Perry needs some serious face time to re-energize his campaign, and he’s not going to get that by pulling a Jon Huntsman and staying off the stage.  If he wants to make a point about protesting the number of debates that have been scheduled, that might be worth protesting — except that he’s attended fewer debates than almost everyone else on stage at this point, and his campaign isn’t making that case, at least not at the moment.

But when you can bypass any forum like this and sell yourself directly in carefully controlled ads and speeches, that's a pretty big temptation. Remember you-know-who? Friedersdorf thinks this shows that Perry isn't fit to be president:

This announcement is an admission that the Texas governor doesn't even expect he can improve over time.
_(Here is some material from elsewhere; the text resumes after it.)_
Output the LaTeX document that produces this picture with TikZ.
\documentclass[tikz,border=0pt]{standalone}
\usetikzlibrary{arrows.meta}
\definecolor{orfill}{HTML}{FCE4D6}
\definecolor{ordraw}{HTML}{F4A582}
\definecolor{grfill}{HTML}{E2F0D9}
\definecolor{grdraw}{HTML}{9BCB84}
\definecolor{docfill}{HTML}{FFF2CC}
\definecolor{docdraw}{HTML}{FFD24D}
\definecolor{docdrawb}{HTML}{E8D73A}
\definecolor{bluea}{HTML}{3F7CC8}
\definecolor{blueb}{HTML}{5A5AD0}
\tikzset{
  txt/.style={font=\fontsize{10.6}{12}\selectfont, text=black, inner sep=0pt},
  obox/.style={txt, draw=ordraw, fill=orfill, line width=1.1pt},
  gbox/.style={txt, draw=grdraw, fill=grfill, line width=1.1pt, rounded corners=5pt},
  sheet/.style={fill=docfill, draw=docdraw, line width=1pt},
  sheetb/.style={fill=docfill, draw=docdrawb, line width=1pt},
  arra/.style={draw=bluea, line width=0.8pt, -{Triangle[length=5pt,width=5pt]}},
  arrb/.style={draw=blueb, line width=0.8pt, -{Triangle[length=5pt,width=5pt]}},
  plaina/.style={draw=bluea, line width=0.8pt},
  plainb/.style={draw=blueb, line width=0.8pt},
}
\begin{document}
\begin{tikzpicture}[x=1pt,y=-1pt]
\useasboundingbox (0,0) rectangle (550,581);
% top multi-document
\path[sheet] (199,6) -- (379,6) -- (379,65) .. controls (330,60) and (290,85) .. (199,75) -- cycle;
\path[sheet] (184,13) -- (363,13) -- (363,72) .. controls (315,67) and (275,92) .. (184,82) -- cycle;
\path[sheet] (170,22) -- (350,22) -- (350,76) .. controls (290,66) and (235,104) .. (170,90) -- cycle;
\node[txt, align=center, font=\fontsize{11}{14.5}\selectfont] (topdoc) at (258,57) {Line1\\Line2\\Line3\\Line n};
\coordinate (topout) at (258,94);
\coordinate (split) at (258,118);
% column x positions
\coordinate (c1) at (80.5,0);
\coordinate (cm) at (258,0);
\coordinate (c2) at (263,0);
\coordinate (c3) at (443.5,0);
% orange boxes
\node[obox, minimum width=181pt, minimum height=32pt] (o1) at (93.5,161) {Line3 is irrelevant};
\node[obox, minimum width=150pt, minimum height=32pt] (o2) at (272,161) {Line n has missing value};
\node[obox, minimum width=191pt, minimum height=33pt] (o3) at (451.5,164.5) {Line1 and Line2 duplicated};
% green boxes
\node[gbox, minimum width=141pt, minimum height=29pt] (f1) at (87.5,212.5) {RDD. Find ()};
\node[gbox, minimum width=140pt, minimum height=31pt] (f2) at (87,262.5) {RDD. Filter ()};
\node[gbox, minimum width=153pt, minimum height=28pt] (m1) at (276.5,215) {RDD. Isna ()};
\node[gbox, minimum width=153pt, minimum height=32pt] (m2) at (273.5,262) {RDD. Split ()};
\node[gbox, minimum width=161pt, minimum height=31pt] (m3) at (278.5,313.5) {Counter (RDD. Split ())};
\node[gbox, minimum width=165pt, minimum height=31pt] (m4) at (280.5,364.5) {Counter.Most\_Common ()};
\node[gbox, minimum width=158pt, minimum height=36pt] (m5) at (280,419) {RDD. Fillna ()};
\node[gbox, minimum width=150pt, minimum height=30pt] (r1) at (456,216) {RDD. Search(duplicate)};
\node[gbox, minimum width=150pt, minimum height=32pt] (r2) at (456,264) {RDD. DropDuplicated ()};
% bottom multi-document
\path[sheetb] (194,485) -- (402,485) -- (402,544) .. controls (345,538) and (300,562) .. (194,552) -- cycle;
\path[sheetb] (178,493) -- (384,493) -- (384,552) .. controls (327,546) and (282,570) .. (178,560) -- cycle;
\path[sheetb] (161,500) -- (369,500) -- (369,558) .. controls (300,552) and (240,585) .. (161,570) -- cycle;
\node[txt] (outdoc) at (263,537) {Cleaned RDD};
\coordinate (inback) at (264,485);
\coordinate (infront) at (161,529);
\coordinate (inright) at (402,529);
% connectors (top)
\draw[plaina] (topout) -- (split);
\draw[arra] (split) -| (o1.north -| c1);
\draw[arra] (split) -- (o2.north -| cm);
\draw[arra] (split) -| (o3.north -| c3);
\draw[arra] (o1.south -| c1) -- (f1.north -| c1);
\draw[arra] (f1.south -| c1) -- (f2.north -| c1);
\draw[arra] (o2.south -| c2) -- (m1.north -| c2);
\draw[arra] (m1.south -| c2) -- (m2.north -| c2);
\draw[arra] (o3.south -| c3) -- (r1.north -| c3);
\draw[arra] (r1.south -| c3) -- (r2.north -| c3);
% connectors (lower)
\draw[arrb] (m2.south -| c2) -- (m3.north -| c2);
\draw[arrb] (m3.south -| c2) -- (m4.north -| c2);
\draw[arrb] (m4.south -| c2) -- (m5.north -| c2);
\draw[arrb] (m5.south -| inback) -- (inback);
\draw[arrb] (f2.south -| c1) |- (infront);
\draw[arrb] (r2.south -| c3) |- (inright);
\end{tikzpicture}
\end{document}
Of course, it isn't actually essential that a president be a good debater, but it is essential that he has a deep grasp of numerous issues, is a quick study, and can use the bully pulpit to good effect. As it happens, these are the very things at which Perry is failing miserably. Would you send him to meet with world leaders? To address the press corps of foreign nations on trips? To quickly understand the issues at play in a complex and unexpected crisis? To do Town Hall meetings where he persuades the American people to rally behind his policy initiatives? The guy isn't even quick enough on his feet to get off a one liner about Mitt Romney's tendency to flip flop. How would he handle a matter for which he wasn't prepared?

Kevin Drum pokes fun:

Perry's not hiding from anything. He's just choosing to stay off national TV because it makes his dimness a little too painfully obvious to voters who are trying to choose a leader of the free world. Better to focus instead on what he's best at: attack ads and laughably flimsy policy proposals.